Dataset section
## Start

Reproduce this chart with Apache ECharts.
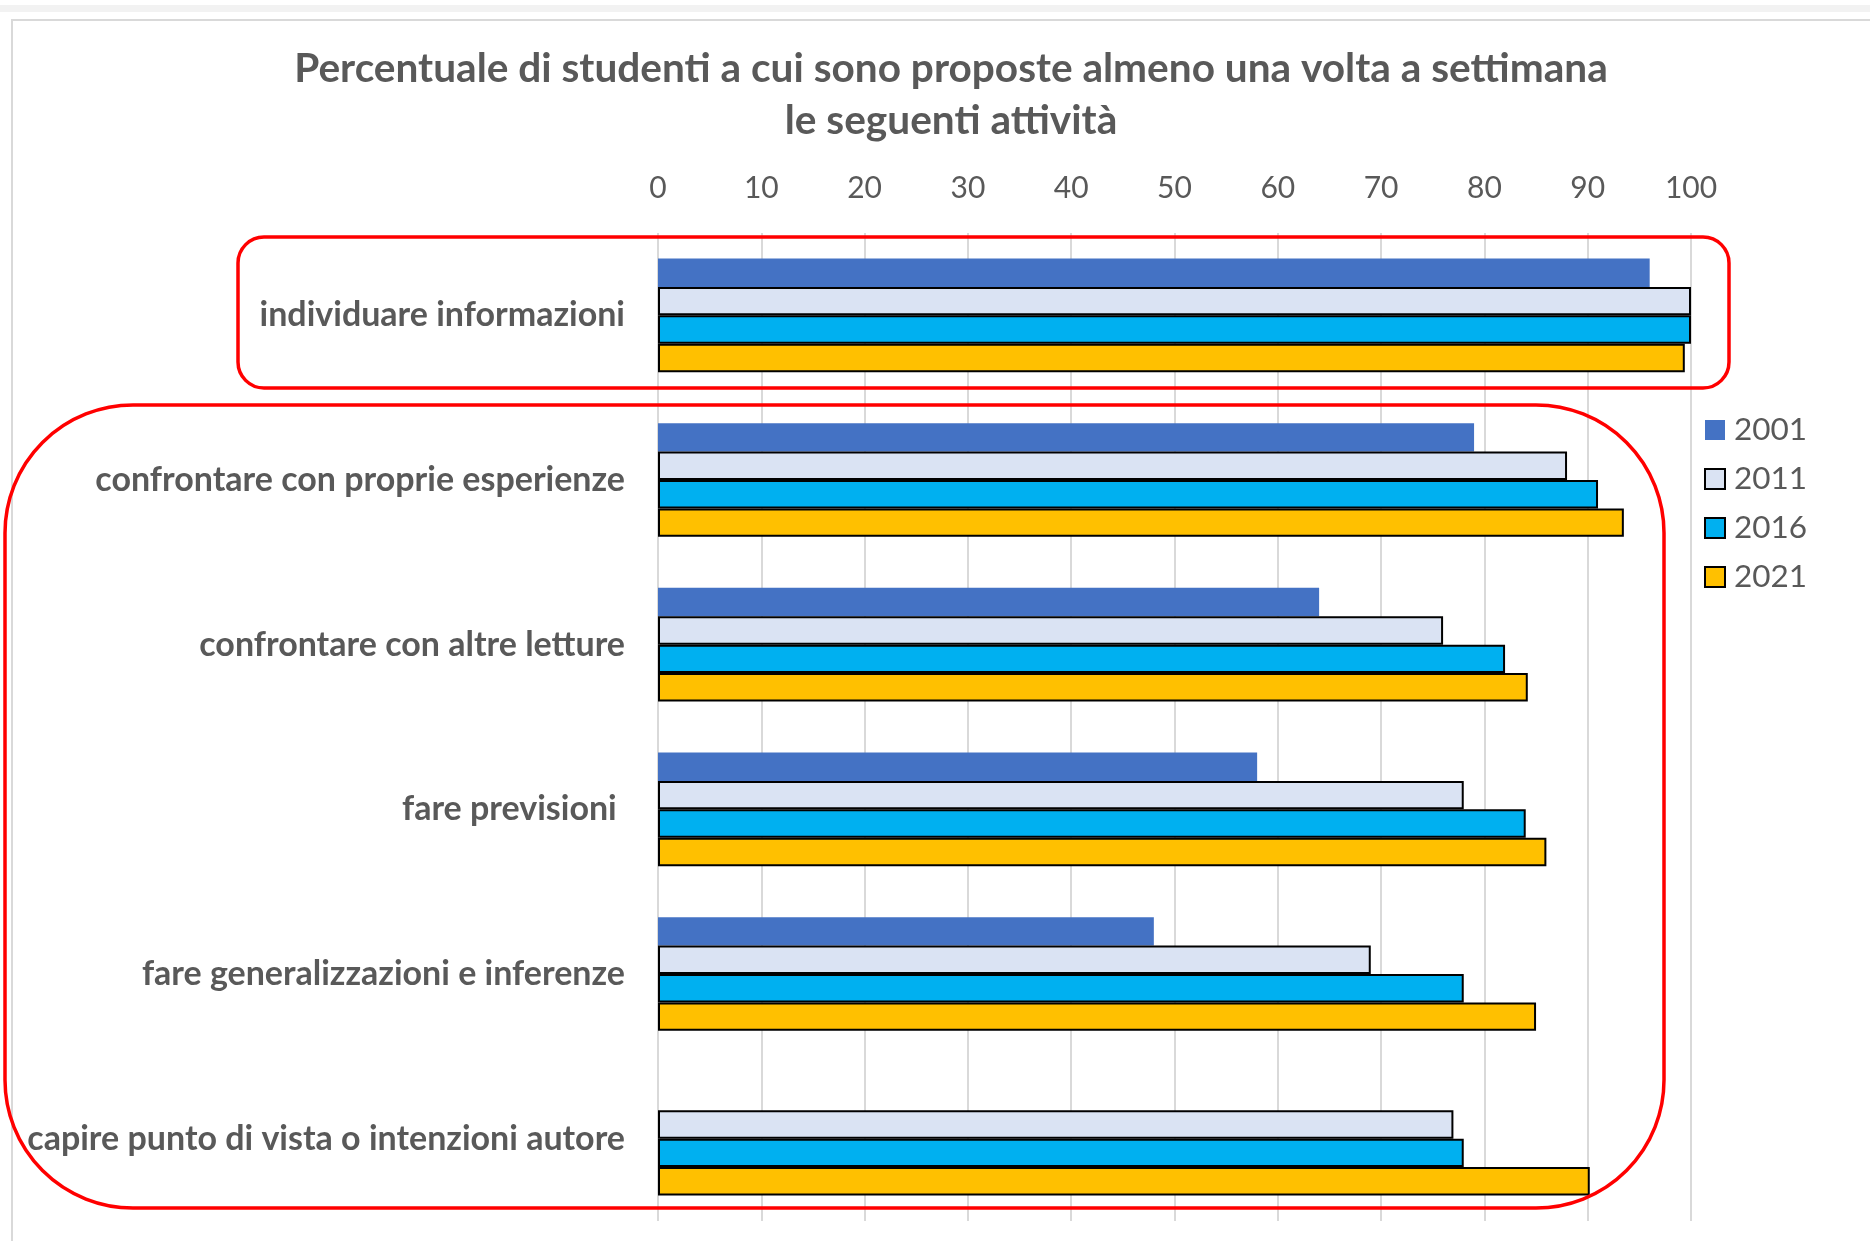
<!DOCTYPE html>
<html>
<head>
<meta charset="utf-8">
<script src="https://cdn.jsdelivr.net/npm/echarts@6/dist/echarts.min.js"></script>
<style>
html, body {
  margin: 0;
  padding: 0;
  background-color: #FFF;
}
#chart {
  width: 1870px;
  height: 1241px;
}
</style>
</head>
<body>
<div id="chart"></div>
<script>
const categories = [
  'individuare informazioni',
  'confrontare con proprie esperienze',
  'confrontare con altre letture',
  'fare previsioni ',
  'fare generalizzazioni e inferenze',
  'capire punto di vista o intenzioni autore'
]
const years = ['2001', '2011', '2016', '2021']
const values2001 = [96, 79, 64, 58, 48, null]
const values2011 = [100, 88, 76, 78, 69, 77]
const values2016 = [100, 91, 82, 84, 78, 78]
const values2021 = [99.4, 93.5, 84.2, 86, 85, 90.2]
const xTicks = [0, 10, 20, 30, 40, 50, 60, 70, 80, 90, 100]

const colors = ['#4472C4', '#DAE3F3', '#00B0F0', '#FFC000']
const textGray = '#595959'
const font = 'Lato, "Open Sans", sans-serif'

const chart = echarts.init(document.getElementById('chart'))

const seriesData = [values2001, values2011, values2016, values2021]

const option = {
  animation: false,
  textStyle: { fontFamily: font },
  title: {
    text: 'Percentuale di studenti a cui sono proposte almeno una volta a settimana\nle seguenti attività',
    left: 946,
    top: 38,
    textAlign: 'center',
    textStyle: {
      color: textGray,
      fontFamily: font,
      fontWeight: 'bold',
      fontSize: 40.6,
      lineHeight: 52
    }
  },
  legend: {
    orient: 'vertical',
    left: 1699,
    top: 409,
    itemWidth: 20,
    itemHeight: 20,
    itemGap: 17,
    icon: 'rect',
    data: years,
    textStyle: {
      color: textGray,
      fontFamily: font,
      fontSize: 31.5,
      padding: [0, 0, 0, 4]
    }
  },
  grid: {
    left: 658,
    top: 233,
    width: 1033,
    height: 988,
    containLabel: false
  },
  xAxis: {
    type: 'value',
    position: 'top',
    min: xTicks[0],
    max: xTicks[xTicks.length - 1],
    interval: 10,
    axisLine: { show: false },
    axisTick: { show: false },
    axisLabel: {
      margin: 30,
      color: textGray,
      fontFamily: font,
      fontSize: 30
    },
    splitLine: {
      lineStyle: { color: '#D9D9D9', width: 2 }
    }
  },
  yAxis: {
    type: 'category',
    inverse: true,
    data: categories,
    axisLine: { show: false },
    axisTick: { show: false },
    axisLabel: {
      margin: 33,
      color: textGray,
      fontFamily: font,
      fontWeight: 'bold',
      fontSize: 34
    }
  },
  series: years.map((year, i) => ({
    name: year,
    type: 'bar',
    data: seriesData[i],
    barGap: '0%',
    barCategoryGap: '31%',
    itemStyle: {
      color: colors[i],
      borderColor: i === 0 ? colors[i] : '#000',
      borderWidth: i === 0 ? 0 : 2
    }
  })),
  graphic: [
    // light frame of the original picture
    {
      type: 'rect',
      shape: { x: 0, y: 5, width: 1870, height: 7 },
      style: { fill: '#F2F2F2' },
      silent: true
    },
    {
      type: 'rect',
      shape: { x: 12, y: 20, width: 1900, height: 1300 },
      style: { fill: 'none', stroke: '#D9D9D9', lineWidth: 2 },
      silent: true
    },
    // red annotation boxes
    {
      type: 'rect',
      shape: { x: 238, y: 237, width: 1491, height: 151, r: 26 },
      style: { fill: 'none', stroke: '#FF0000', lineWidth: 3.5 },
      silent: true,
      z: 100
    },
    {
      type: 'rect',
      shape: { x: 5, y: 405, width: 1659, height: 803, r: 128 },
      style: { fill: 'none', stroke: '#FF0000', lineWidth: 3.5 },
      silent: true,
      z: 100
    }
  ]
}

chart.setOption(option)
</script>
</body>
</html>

## End

What to produce
Without the pictures, return the listing above from its first line through the line that has "values2011, values2016, values2021]".

Exercise answer
Reproduce this chart with Apache ECharts.
<!DOCTYPE html>
<html>
<head>
<meta charset="utf-8">
<script src="https://cdn.jsdelivr.net/npm/echarts@6/dist/echarts.min.js"></script>
<style>
html, body {
  margin: 0;
  padding: 0;
  background-color: #FFF;
}
#chart {
  width: 1870px;
  height: 1241px;
}
</style>
</head>
<body>
<div id="chart"></div>
<script>
const categories = [
  'individuare informazioni',
  'confrontare con proprie esperienze',
  'confrontare con altre letture',
  'fare previsioni ',
  'fare generalizzazioni e inferenze',
  'capire punto di vista o intenzioni autore'
]
const years = ['2001', '2011', '2016', '2021']
const values2001 = [96, 79, 64, 58, 48, null]
const values2011 = [100, 88, 76, 78, 69, 77]
const values2016 = [100, 91, 82, 84, 78, 78]
const values2021 = [99.4, 93.5, 84.2, 86, 85, 90.2]
const xTicks = [0, 10, 20, 30, 40, 50, 60, 70, 80, 90, 100]

const colors = ['#4472C4', '#DAE3F3', '#00B0F0', '#FFC000']
const textGray = '#595959'
const font = 'Lato, "Open Sans", sans-serif'

const chart = echarts.init(document.getElementById('chart'))

const seriesData = [values2001, values2011, values2016, values2021]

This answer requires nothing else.